Bernard Lagat holds America’s best hope for a win.
Written by: Sean McKeon
The 2010 World Indoor Track and Field Championships kick off Friday in Doha, Qatar. Although smaller than the outdoor championship, the distance races are still packed with top talent across the board.
2009 outdoor world champion Mbulaeni Malaudzi of South Africa has decided to pass on the indoor season, leaving the race in the hands of defending world indoor champion Abubaker Kaki of Sudan. The Sudanese wunderkind captured the indoor title in 2008, at the age of 18, and has won two decisive races over top competition this year, one of them in a season-best 1:46.29. Kenya is only sending one representative in the event, but that spot is represented by a strong contender in Boaz Lalang. Lalang won the 800m at the Milrose Games earlier in the season and has a season best of 1:46.37. However, it may be Kaki’s own teammate, Ismail Ahmed Ismail, who will be his top competition. Ismail is the reigning Olympic silver medalist and has run 1:45.99 for a season best. The American hope comes from former world indoor finalist Nick Symmonds. Symmonds has run 1:47.59 this season and could be a dark horse in the final.
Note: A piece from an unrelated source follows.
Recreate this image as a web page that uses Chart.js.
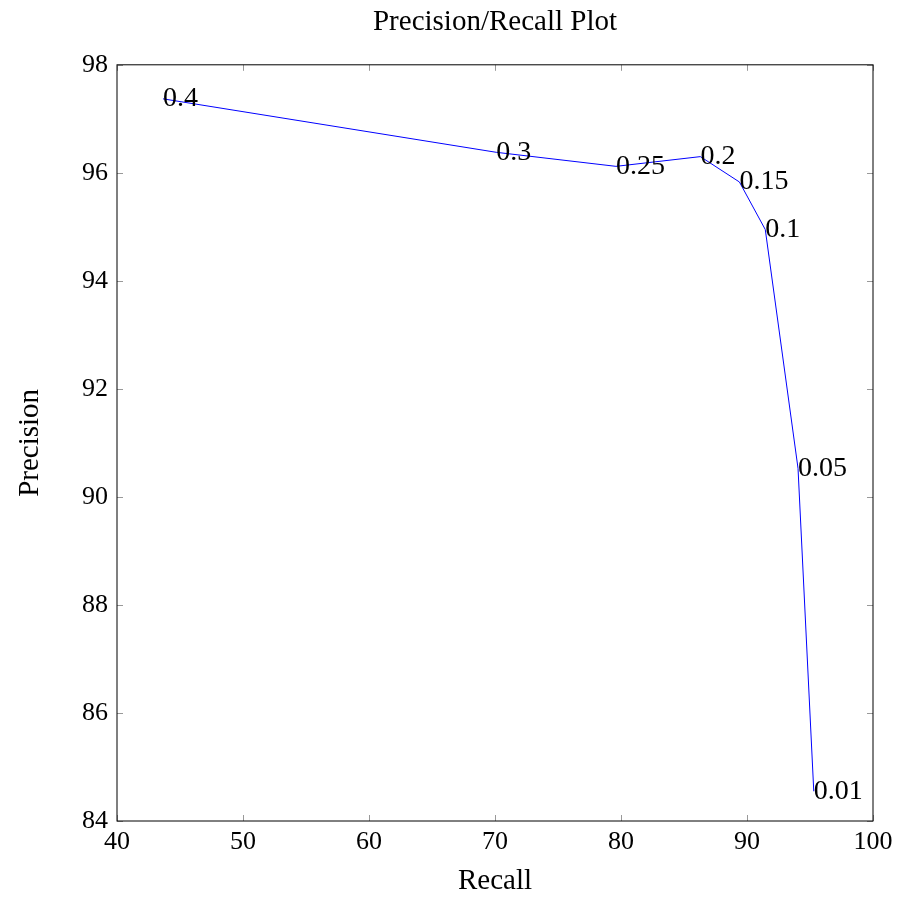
<!DOCTYPE html>
<html>
<head>
<meta charset="utf-8">
<script src="https://cdn.jsdelivr.net/npm/chart.js@4"></script>
<style>
  html, body { margin: 0; padding: 0; background: #fff; }
  #wrap { width: 900px; height: 899px; }
</style>
</head>
<body>
<div id="wrap"><canvas id="prChart" width="900" height="899"></canvas></div>
<script>
// Threshold labels and measured recall / precision
var thresholds = ['0.4', '0.3', '0.25', '0.2', '0.15', '0.1', '0.05', '0.01'];
var recall = [43.65, 70.1, 79.6, 86.3, 89.4, 91.45, 94.05, 95.3];
var precision = [97.37, 96.38, 96.12, 96.3, 95.83, 94.95, 90.53, 84.55];

var xTicks = [40, 50, 60, 70, 80, 90, 100];
var yTicks = [84, 86, 88, 90, 92, 94, 96, 98];

var FONT = "'Liberation Serif', 'DejaVu Serif', serif";

// ── Point labels, left aligned at each point ──
var pointLabels = {
    id: 'pointLabels',
    afterDatasetsDraw: function(chart) {
        var ctx = chart.ctx;
        var meta = chart.getDatasetMeta(0);
        ctx.save();
        ctx.font = '28px ' + FONT;
        ctx.fillStyle = '#000';
        ctx.textAlign = 'left';
        ctx.textBaseline = 'middle';
        meta.data.forEach(function(pt, i) {
            ctx.fillText(thresholds[i], pt.x, pt.y);
        });
        ctx.restore();
    }
};

// ── Inward tick marks on all four sides of the frame ──
var innerTicks = {
    id: 'innerTicks',
    afterDraw: function(chart) {
        var ctx = chart.ctx, a = chart.chartArea;
        var xs = chart.scales.x, ys = chart.scales.y;
        var len = 6;
        ctx.save();
        ctx.strokeStyle = '#999';
        ctx.lineWidth = 1;
        ctx.beginPath();
        xTicks.forEach(function(v) {
            var px = Math.round(xs.getPixelForValue(v)) + 0.5;
            ctx.moveTo(px, a.top); ctx.lineTo(px, a.top + len);
            ctx.moveTo(px, a.bottom); ctx.lineTo(px, a.bottom - len);
        });
        yTicks.forEach(function(v) {
            var py = Math.round(ys.getPixelForValue(v)) + 0.5;
            ctx.moveTo(a.left, py); ctx.lineTo(a.left + len, py);
            ctx.moveTo(a.right, py); ctx.lineTo(a.right - len, py);
        });
        ctx.stroke();
        ctx.strokeStyle = '#000';
        ctx.strokeRect(a.left, a.top, a.right - a.left, a.bottom - a.top);
        ctx.restore();
    }
};

new Chart(document.getElementById('prChart').getContext('2d'), {
    type: 'scatter',
    data: {
        datasets: [{
            data: recall.map(function(r, i) { return { x: r, y: precision[i] }; }),
            showLine: true,
            borderColor: '#0000ff',
            borderWidth: 1,
            pointRadius: 0,
            tension: 0,
            fill: false
        }]
    },
    options: {
        responsive: false,
        animation: false,
        layout: { padding: { left: 0, right: 27, top: 0, bottom: 0 } },
        plugins: {
            legend: { display: false },
            tooltip: { enabled: false },
            title: {
                display: true,
                fullSize: false,
                text: 'Precision/Recall Plot',
                color: '#000',
                font: { family: FONT, size: 29, weight: 'normal' },
                padding: { top: 5, bottom: 25 }
            }
        },
        scales: {
            x: {
                type: 'linear',
                min: 40, max: 100,
                afterBuildTicks: function(s) { s.ticks = xTicks.map(function(v) { return { value: v }; }); },
                afterFit: function(s) { s.height = 78; },
                grid: { display: false, drawTicks: false },
                border: { display: false },
                ticks: { color: '#000', padding: 6, maxRotation: 0, font: { family: FONT, size: 26 } },
                title: {
                    display: true, text: 'Recall', color: '#000',
                    font: { family: FONT, size: 29 },
                    padding: { top: 0, bottom: 0 }
                }
            },
            y: {
                type: 'linear',
                min: 84, max: 98,
                afterBuildTicks: function(s) { s.ticks = yTicks.map(function(v) { return { value: v }; }); },
                afterFit: function(s) { s.width = 117; },
                grid: { display: false, drawTicks: false },
                border: { display: false },
                ticks: { color: '#000', padding: 9, font: { family: FONT, size: 26 } },
                title: {
                    display: true, text: 'Precision', color: '#000',
                    font: { family: FONT, size: 29 },
                    padding: { top: 13, bottom: 0 }
                }
            }
        }
    },
    plugins: [pointLabels, innerTicks]
});
</script>
</body>
</html>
Competitor.com says: 1. Abubaker Kaki, 2. Boaz Lalang, 3. Ismail Ahmed Ismail
The absence of Kenyans Asbel Kiprop and Augustine Choge and American Bernard Lagat has left this race open. Reigning 1500m world silver medalist Deresse Mekonnen of Ethiopia has had an impressive season thus far and proved last summer he is a big-race runner. He has the fastest time this year, 3:33.10, and defeated a stacked field in Birmingham earlier this season. The Kenyan contingent is led by Haron Keitany and Gideon Gathimba. Keitany had a disappointing world championships in 2009 and will look to rebound in Doha. Not to be counted out is French steeplechase specialist Mahiedine Benabbab, a silver medalist over the barriers in Beijing. Morocco sends Olympic finalist Abdalaati Iquider into the fray, and could play a part in a tactical final.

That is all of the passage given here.